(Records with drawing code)
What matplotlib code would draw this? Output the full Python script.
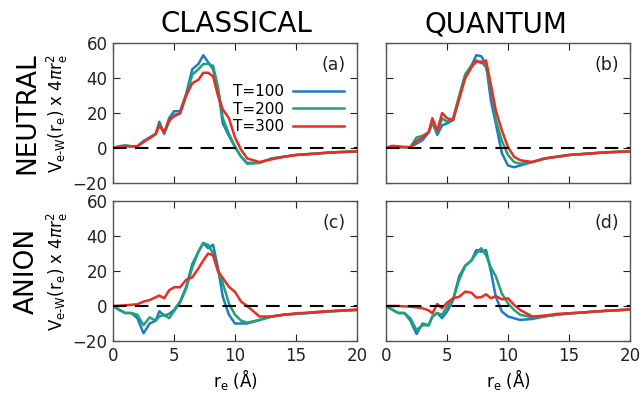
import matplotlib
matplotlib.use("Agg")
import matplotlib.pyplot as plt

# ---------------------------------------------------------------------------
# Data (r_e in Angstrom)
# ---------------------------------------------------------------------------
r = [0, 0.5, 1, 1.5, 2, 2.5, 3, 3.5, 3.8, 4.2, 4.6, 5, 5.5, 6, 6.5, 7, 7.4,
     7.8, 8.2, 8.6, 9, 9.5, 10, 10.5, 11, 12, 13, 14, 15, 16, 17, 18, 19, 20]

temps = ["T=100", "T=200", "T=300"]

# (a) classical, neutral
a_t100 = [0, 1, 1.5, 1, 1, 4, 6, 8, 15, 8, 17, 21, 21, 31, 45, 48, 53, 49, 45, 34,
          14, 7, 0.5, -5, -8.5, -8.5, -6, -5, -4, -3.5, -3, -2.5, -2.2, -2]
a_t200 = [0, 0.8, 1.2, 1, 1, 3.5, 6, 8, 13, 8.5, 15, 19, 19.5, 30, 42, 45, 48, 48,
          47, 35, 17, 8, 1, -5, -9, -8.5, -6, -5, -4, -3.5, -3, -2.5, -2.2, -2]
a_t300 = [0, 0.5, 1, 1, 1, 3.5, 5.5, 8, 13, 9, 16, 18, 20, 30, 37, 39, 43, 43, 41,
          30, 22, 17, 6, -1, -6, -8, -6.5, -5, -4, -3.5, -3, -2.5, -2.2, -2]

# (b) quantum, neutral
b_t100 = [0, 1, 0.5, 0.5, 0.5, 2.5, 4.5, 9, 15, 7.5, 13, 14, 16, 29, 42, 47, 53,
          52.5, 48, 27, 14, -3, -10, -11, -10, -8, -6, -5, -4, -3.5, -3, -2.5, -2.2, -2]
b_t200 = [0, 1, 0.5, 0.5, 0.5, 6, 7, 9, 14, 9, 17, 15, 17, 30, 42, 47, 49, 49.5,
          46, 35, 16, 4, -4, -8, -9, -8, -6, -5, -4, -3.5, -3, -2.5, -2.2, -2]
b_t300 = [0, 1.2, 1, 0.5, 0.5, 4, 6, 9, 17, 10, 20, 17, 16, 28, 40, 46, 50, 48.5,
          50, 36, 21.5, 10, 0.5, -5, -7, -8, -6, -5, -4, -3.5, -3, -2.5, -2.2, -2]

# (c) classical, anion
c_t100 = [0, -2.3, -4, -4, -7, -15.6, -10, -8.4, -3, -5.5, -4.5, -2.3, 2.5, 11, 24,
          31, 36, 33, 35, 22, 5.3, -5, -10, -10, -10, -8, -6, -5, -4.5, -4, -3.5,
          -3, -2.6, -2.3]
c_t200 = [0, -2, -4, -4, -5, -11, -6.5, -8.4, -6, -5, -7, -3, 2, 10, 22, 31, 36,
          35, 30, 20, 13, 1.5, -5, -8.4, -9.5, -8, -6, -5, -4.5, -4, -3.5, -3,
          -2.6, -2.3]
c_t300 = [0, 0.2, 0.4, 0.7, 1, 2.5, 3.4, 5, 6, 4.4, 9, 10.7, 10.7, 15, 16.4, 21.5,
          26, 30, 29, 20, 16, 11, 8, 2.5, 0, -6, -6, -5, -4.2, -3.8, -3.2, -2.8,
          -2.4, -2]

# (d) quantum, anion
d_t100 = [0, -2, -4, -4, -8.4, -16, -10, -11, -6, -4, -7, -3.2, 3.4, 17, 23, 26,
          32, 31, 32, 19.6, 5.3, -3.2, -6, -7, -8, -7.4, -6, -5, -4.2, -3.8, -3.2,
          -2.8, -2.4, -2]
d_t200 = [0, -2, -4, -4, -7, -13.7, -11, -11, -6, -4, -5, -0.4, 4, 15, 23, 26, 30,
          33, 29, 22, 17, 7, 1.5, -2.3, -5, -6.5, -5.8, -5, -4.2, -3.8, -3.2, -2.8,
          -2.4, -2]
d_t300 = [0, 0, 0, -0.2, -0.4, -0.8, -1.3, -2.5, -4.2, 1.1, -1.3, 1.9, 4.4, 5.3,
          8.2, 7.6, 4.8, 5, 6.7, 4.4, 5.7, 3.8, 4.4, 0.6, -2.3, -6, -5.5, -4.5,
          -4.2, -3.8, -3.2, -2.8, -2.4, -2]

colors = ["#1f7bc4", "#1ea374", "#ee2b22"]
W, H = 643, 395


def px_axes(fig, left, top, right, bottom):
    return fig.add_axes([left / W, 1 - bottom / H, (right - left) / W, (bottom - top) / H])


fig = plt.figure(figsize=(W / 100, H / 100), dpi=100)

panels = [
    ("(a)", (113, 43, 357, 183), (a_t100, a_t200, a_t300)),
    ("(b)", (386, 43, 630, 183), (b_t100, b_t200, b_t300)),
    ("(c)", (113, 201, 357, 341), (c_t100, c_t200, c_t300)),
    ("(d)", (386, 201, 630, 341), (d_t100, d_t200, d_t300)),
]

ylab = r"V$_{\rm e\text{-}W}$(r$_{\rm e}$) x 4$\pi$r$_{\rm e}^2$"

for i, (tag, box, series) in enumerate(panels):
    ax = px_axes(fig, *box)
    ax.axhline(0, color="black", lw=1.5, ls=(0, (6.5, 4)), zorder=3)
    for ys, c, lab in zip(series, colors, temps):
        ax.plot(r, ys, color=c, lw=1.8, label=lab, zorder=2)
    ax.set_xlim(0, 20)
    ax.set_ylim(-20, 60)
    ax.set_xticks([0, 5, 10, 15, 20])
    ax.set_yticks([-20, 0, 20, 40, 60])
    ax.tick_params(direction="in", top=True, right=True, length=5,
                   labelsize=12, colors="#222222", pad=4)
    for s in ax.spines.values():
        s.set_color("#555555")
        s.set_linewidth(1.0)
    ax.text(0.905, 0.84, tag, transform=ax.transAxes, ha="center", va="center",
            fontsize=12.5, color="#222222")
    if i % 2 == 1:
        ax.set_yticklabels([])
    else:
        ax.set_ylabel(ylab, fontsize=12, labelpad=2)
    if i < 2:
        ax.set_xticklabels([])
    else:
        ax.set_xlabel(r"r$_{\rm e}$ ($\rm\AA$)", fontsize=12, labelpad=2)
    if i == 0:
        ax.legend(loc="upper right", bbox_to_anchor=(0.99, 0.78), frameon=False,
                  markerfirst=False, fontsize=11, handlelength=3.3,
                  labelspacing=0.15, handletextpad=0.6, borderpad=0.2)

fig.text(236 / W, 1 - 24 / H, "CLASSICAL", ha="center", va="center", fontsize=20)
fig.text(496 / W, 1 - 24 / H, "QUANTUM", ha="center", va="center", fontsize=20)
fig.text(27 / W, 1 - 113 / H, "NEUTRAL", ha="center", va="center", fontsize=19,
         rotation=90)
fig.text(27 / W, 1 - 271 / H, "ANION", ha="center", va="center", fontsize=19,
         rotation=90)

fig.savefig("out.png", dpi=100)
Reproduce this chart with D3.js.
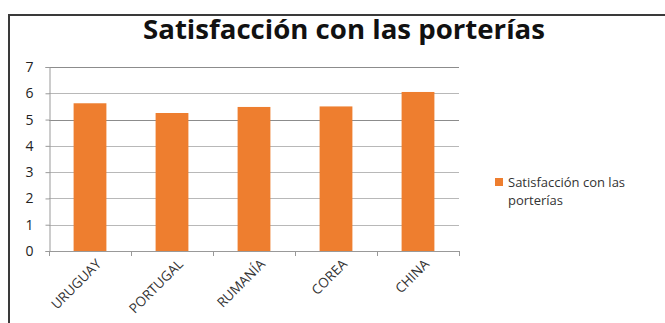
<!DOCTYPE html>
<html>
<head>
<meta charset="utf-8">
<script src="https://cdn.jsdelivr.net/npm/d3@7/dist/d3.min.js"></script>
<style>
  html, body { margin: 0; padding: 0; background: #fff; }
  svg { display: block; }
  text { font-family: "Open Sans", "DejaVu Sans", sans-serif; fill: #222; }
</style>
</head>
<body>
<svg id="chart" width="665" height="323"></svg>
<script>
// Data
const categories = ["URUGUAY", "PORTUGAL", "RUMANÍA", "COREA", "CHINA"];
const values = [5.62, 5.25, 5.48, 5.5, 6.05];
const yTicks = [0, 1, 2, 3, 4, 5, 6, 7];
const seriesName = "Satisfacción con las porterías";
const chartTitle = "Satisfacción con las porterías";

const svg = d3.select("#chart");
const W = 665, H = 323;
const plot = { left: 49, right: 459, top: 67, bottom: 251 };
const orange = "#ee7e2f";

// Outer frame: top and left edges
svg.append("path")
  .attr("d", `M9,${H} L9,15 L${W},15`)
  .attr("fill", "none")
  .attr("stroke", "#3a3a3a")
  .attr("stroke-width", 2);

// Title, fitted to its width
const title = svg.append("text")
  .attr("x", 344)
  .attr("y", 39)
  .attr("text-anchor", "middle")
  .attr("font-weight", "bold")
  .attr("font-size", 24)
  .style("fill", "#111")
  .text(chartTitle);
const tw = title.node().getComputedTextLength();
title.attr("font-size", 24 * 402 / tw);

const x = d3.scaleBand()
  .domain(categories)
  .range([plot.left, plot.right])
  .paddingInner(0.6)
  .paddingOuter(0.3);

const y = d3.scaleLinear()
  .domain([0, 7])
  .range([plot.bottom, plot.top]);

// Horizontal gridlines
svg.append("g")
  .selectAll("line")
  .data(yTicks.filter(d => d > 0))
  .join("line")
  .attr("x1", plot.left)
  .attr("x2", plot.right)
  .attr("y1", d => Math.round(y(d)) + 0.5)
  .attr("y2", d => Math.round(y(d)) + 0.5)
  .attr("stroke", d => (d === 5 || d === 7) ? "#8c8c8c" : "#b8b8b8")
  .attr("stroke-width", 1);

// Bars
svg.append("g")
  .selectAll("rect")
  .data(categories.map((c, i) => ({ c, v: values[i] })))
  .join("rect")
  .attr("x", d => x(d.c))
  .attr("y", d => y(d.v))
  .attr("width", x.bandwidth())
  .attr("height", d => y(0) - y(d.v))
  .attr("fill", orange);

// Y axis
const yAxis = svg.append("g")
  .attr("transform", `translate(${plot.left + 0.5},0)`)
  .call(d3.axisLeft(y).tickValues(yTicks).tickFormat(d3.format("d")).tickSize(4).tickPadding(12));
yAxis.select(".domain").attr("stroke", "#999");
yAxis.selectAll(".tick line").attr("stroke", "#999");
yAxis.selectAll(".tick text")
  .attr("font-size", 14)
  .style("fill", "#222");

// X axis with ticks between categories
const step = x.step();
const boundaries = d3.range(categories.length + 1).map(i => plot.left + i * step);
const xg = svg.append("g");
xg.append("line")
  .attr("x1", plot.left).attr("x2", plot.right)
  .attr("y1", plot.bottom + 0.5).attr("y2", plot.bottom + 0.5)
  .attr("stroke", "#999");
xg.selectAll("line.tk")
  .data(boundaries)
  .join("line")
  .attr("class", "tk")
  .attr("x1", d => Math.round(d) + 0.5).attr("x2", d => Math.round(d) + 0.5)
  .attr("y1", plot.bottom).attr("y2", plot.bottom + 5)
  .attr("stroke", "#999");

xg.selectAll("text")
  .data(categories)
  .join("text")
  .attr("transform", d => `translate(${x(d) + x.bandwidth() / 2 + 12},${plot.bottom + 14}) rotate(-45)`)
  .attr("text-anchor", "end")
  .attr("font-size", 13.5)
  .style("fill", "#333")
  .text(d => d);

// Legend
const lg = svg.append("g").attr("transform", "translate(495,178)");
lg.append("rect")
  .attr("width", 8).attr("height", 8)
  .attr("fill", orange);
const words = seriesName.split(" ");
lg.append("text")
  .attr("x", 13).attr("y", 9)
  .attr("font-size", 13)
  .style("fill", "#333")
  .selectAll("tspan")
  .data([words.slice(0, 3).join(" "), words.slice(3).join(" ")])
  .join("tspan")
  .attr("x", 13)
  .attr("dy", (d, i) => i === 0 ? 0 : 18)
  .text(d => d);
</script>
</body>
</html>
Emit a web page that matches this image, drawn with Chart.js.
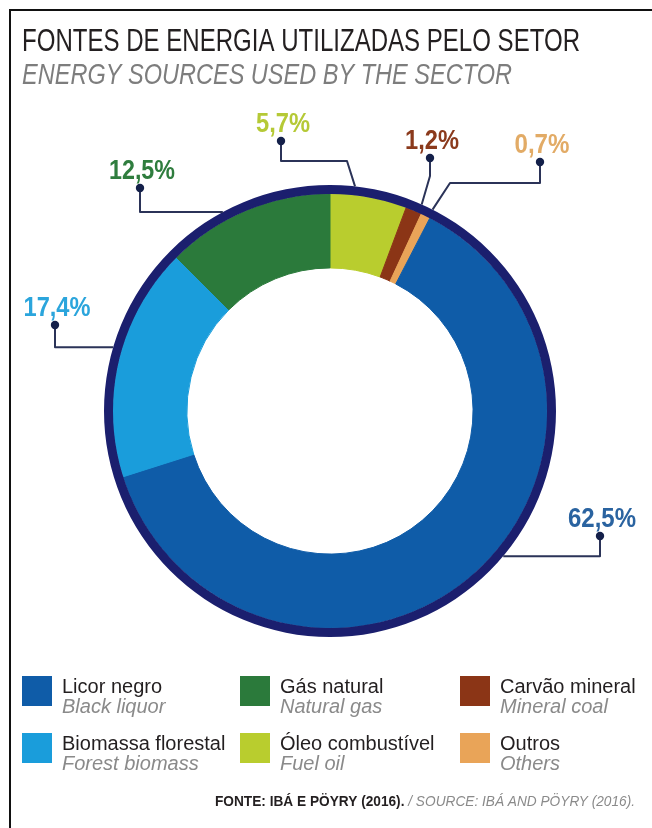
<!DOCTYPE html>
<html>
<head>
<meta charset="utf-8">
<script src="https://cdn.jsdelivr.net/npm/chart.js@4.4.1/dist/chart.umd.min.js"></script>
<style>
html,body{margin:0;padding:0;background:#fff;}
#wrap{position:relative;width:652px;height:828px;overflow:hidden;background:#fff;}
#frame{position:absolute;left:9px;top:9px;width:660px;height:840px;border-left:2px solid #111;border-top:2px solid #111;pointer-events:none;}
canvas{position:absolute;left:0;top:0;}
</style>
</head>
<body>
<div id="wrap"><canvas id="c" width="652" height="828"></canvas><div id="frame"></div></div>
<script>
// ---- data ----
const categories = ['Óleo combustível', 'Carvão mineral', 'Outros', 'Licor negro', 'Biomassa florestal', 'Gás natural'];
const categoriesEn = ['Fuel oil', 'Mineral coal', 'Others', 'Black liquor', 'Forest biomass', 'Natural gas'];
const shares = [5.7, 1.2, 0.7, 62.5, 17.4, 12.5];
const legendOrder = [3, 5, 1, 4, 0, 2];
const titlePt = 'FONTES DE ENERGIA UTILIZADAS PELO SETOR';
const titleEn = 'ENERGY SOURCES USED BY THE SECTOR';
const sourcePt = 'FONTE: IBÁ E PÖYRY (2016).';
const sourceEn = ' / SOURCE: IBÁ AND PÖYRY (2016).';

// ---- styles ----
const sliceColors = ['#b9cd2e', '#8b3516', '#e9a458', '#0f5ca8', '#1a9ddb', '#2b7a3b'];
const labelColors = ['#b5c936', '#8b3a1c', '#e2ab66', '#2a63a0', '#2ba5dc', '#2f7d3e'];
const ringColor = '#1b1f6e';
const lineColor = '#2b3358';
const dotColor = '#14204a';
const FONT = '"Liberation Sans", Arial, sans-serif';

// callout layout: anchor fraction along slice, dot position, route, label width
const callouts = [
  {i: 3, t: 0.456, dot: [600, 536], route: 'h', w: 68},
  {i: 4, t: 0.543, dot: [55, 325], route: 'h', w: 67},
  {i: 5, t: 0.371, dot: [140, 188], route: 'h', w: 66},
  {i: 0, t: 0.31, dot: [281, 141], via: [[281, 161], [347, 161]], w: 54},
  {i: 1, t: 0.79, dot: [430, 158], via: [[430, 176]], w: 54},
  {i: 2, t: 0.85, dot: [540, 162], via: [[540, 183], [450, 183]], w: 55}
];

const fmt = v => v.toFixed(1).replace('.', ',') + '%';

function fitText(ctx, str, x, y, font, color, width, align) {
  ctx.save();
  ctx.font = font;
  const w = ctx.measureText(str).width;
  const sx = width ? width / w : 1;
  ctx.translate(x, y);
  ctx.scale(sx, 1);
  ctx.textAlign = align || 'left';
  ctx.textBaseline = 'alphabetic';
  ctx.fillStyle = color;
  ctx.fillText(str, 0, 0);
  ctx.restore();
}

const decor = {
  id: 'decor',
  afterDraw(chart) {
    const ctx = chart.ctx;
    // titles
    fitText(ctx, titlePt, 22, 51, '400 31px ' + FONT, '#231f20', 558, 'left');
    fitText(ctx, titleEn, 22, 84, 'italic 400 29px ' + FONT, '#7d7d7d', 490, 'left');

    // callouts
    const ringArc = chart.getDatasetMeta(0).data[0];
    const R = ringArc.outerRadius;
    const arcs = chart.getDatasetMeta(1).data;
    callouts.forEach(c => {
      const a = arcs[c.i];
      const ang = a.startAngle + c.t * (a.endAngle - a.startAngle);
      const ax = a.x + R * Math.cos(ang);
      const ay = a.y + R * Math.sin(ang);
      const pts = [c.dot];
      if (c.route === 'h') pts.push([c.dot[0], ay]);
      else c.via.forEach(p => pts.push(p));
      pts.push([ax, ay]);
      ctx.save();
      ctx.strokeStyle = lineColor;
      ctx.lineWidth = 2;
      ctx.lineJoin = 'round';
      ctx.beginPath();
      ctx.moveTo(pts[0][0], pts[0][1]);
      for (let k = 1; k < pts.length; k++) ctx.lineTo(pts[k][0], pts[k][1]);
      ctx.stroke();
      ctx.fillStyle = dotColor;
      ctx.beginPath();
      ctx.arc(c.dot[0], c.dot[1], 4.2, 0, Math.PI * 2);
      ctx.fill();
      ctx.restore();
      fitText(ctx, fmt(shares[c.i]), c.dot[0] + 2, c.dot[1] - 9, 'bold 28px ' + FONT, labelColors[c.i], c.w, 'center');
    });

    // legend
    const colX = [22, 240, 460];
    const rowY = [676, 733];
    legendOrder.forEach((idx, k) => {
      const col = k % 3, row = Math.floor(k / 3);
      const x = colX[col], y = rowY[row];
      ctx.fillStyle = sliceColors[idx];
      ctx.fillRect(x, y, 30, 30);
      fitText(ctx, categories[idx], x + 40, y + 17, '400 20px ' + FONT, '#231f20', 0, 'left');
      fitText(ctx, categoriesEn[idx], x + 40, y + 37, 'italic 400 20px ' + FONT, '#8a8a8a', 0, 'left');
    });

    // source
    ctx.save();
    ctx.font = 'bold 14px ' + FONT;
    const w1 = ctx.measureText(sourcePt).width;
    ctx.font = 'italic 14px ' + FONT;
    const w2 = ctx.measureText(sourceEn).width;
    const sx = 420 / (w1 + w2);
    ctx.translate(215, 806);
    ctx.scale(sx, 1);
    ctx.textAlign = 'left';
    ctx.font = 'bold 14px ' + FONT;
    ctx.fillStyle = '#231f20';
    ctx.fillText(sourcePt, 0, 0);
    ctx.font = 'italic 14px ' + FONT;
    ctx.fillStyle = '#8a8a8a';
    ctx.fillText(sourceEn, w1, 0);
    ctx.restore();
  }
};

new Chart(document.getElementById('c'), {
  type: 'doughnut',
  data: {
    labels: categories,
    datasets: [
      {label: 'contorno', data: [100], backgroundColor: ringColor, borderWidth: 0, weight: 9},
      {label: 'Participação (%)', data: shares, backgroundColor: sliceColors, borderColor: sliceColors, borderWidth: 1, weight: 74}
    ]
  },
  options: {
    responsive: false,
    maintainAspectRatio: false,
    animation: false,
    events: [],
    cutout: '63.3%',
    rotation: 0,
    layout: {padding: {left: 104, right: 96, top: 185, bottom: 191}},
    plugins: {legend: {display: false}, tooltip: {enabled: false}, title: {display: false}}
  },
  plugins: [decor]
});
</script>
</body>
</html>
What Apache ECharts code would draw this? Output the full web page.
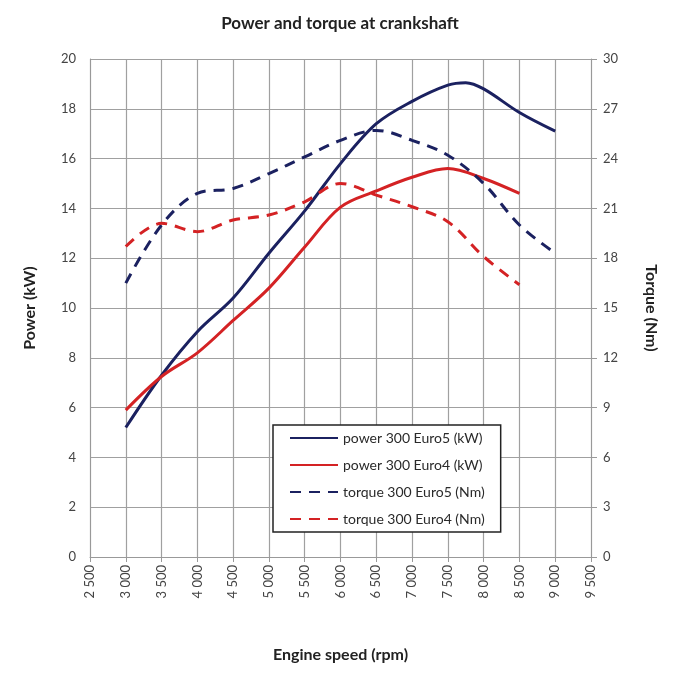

*Written instruction*. Identify every line above that includes the word "script", and show those lines.

*Exercise answer*.
What matplotlib code would draw this? Output the full Python script.
<script src="https://cdn.jsdelivr.net/npm/d3@7/dist/d3.min.js"></script>
<script>
</script>
<script src="https://cdn.jsdelivr.net/npm/chart.js@4.4.1/dist/chart.umd.min.js"></script>
<script>
</script>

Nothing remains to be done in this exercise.